Output the first line of the listing and each line after it, up to and including the line that contains "import plotly.graph_objects as go", exactly as written, minus the pictures.

## AVAILABLE DATA

------------------------------

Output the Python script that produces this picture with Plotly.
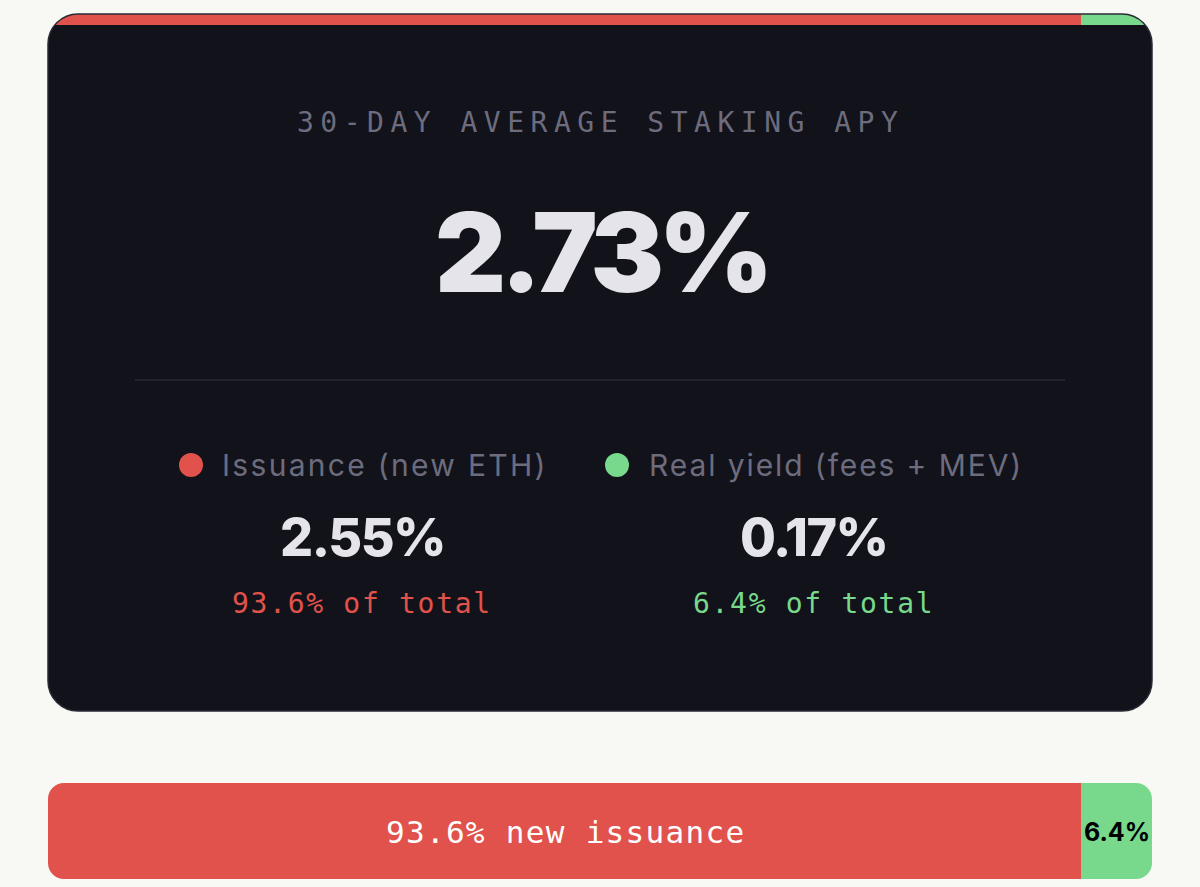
import plotly.graph_objects as go

# ---------------- data ----------------
title_text = "30-DAY AVERAGE STAKING APY"
total_apy = 2.73
components = ["Issuance (new ETH)", "Real yield (fees + MEV)"]
apy_values = [2.55, 0.17]
share_pct = [93.6, 6.4]
bar_labels = ["new issuance", ""]

# ---------------- style ----------------
W, H = 1200, 887
PAGE = "#f8f8f4"
CARD = "#12121a"
CARD_EDGE = "#2a2a36"
RED = "#e0524b"
GREEN = "#78d88c"
GREY = "#6c6c7e"
WHITE = "#e4e4ea"
SANS = "Inter, Lato, sans-serif"
MONO = "DejaVu Sans Mono, Liberation Mono, monospace"
COLORS = [RED, GREEN]

card_x0, card_x1, card_y0, card_y1, R = 48, 1152, 14, 711, 30
top_bar = (14, 25)
bot_bar = (783, 879)
BR = 16

fig = go.Figure()

top_dom_y = [(H - top_bar[1]) / H, (H - top_bar[0]) / H]
bot_dom_y = [(H - bot_bar[1]) / H, (H - bot_bar[0]) / H]
x_dom = [card_x0 / W, card_x1 / W]

bases = [0, share_pct[0]]
for axn in ("2", "3"):
    for i in range(2):
        fig.add_trace(go.Bar(
            x=[share_pct[i]], y=["mix"], base=[bases[i]], orientation="h",
            marker=dict(color=COLORS[i], line=dict(width=0)),
            xaxis="x" + axn, yaxis="y" + axn, hoverinfo="skip", showlegend=False,
        ))

# --- legend dots
dot_x = [191, 617]
fig.add_trace(go.Scatter(
    x=dot_x, y=[465, 465], mode="markers",
    marker=dict(size=24, color=COLORS, line=dict(width=0)),
    xaxis="x", yaxis="y", hoverinfo="skip", showlegend=False,
))

# ---------------- shapes ----------------
def rounded_rect(x0, y0, x1, y1, r):
    k = 0.5523 * r
    return (f"M {x0+r} {y0} L {x1-r} {y0} C {x1-r+k} {y0} {x1} {y0+r-k} {x1} {y0+r} "
            f"L {x1} {y1-r} C {x1} {y1-r+k} {x1-r+k} {y1} {x1-r} {y1} "
            f"L {x0+r} {y1} C {x0+r-k} {y1} {x0} {y1-r+k} {x0} {y1-r} "
            f"L {x0} {y0+r} C {x0} {y0+r-k} {x0+r-k} {y0} {x0+r} {y0} Z")

def corner_mask(cx, cy, sx, sy, r):
    k = 0.5523 * r
    path = (f"M {cx-sx} {cy-sy} L {cx+sx*r} {cy-sy} L {cx+sx*r} {cy} "
            f"C {cx+sx*(r-k)} {cy} {cx} {cy+sy*(r-k)} {cx} {cy+sy*r} "
            f"L {cx-sx} {cy+sy*r} Z")
    return dict(type="path", xref="x", yref="y", layer="above", fillcolor=PAGE,
                line=dict(width=0), path=path)

shapes = [
    dict(type="path", path=rounded_rect(card_x0, card_y0, card_x1, card_y1, R),
         xref="x", yref="y", fillcolor=CARD, line=dict(width=0), layer="below"),
    dict(type="line", x0=135, x1=1065, y0=380, y1=380, xref="x", yref="y",
         line=dict(color="#23232f", width=2), layer="above"),
    corner_mask(card_x0, card_y0, 1, 1, R),
    corner_mask(card_x1, card_y0, -1, 1, R),
    corner_mask(card_x0, bot_bar[0], 1, 1, BR),
    corner_mask(card_x1, bot_bar[0], -1, 1, BR),
    corner_mask(card_x0, bot_bar[1], 1, -1, BR),
    corner_mask(card_x1, bot_bar[1], -1, -1, BR),
    dict(type="path", path=rounded_rect(card_x0, card_y0, card_x1, card_y1, R),
         xref="x", yref="y", fillcolor="rgba(0,0,0,0)", line=dict(color=CARD_EDGE, width=1.5),
         layer="above"),
]

# ---------------- annotations ----------------
ann = []
def txt(x, y, s, size, color, family=SANS, weight=None, xanchor="center", ls=None):
    f = dict(size=size, color=color, family=family)
    if weight:
        f["weight"] = weight
    if ls is not None:
        s = f'<span style="letter-spacing:{ls}px">{s}</span>'
    ann.append(dict(x=x, y=y, xref="x", yref="y", text=s, showarrow=False,
                    font=f, xanchor=xanchor, yanchor="middle"))

txt(600, 122, title_text, 28, GREY, MONO, ls=6.5)
txt(601, 252, f"{total_apy:.2f}%", 110, WHITE, SANS, 900, ls=-5.5)

label_x = [220, 647]
col_x = [362, 813]
label_ls = [2.3, 1.9]
for i in range(2):
    txt(label_x[i], 465, components[i], 30, GREY, SANS, 400, xanchor="left", ls=label_ls[i])
    txt(col_x[i], 537, f"{apy_values[i]:.2f}%", 52, WHITE, SANS, 800, ls=-1.5)
    txt(col_x[i], 603, f"{share_pct[i]:.1f}% of total", 28, COLORS[i], MONO, ls=1.7)

red_end = card_x0 + (card_x1 - card_x0) * share_pct[0] / 100
txt((card_x0 + red_end) / 2 + 1, 832, f"{share_pct[0]:.1f}% {bar_labels[0]}", 31, "#ffffff", MONO, ls=1.3)
txt((red_end + card_x1) / 2, 832, f"{share_pct[1]:.1f}%", 25, "#000000", SANS, 700)

ax_off = dict(visible=False, showgrid=False, zeroline=False, fixedrange=True)
fig.update_layout(
    width=W, height=H, margin=dict(l=0, r=0, t=0, b=0),
    paper_bgcolor=PAGE, plot_bgcolor="rgba(0,0,0,0)",
    barmode="overlay", bargap=0,
    xaxis=dict(range=[0, W], domain=[0, 1], **ax_off),
    yaxis=dict(range=[H, 0], domain=[0, 1], **ax_off),
    xaxis2=dict(range=[0, 100], domain=x_dom, anchor="y2", **ax_off),
    yaxis2=dict(range=[-0.5, 0.5], domain=top_dom_y, anchor="x2", **ax_off),
    xaxis3=dict(range=[0, 100], domain=x_dom, anchor="y3", **ax_off),
    yaxis3=dict(range=[-0.5, 0.5], domain=bot_dom_y, anchor="x3", **ax_off),
    shapes=shapes, annotations=ann, showlegend=False,
)

fig.write_html("out.html", config=dict(displayModeBar=False, staticPlot=True),
               post_script="document.body.style.margin='0';document.body.style.overflow='hidden';")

------------------------------

## EXERCISE SOLUTION
Output the Python script that produces this picture with Plotly.
import plotly.graph_objects as go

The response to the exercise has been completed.